De Alfredo Luis Fernández
Fueron minutos aplaudiéndolo de pie. Con las Madres en primera fila, con el peso abrumador de cada una de las adhesiones y presencias que motivó el "caso práctico" de "criminología mediática" que lo tuvo como víctima.
Raúl Zaffaroni, en la casa donde ejerció la docencia por décadas, dio una clase memorable, la más inspirada, punzante y rotunda que haya brindado alguien alguna vez en ese edificio desde que fuera erigido en tiempos del primer peronismo.
Un cartel anunciando la prohibición del ingreso con bombos confesaba en el inicio las contradicciones que aun en el loable gesto de homenajear a Zaffaroni laten en el siempre complejo mundo académico.
Pero la sustancia fue ganándole a las formas, las presencias fueron derrumbando las prevenciones, la autenticidad fue aflojando las poses y el auditorio fue madurando en la expectativa de tener frente a sí al hombre que no sólo no sucumbió frente a la lapidación mediática, sino que fue capaz de una respuesta magistral que se coronó en la clase de anoche y que desnudó los burdos mecanismos sobre los que se erige la inquisición mediática.
No importó que los discursos fueran demasiados y que la lectura de adhesiones terminara resultando cansadora. La espera valió la pena y desde el primer instante, desde el gesto emocionado que sostuvo a la frase primera, Raúl Zaffaroni demostró que se puede ser rotundo y drástico sin perder la elegencia, que no hay mayor dureza que la que exhibe quien sostiene su verdad con talento.
Arrancó despejando cualquier riesgo de que pretendieran utilizar su alocución para recusarlo en cualquier causa singificativa para luego exponerse como ejemplo rotundo del funconamiento de la criminología mediática.
Irina se llevó el premio de la impresión con sus anotaciones de puño y letra de una alocución memorable. Desisto de citar de memoria, de intentar transcribir algún párrafo, porque pronto estoy seguro tendremos la dicha de compartir cada gesto, cada silencio y cada énfasis de su clase magistral.

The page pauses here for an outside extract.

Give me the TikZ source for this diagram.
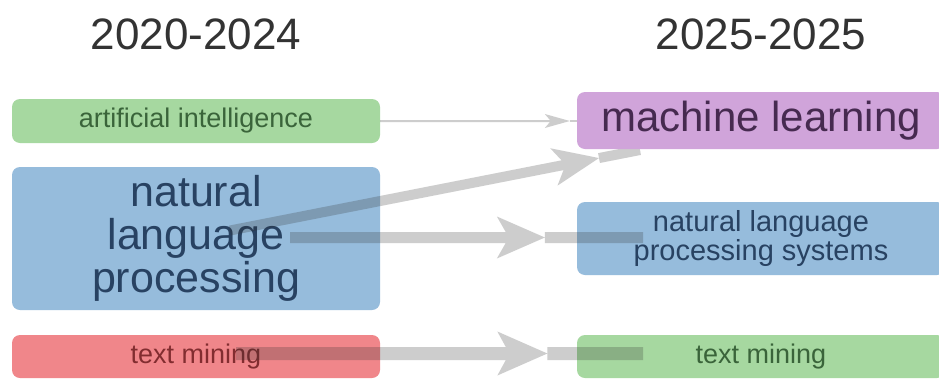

Coronó la faena con el anuncio de que el fallido intento de lapidación había modificado una decisión íntima, que aun no había conversado con nadie, la de dejar la Corte en octubre. Dejó en claro que no había nacido ni quería ser identificado como juez de la Corte, que ante todo era Raúl, el hombre que en un momento de su vida estuvo frente a la responsabilidad de ejercer ese trabajo, pero que aunque no estaba en esa función para quedarse para siempre, la operación mediática lo había decidido a permanecer en su cargo, al menos por el tiempo que fuera necesario para dejar en claro que no habían hecho mella en su entereza y su ánimo.
Después vendría el momento de los abrazos, de la pulsión por acercarse al maestro, de los pibes de AJUS atreviéndose a asomar sus trapos en un Salón de Actos cuya solemnidad de siempre acababa de rendirse al talento de nuestro jurista más destacado, el hombre al que convocó Néstor Kirchner cuando se decidió a transformar la Corte, el que nos brinda la dicha casi presuntuosa de sentirnos sus discípulos.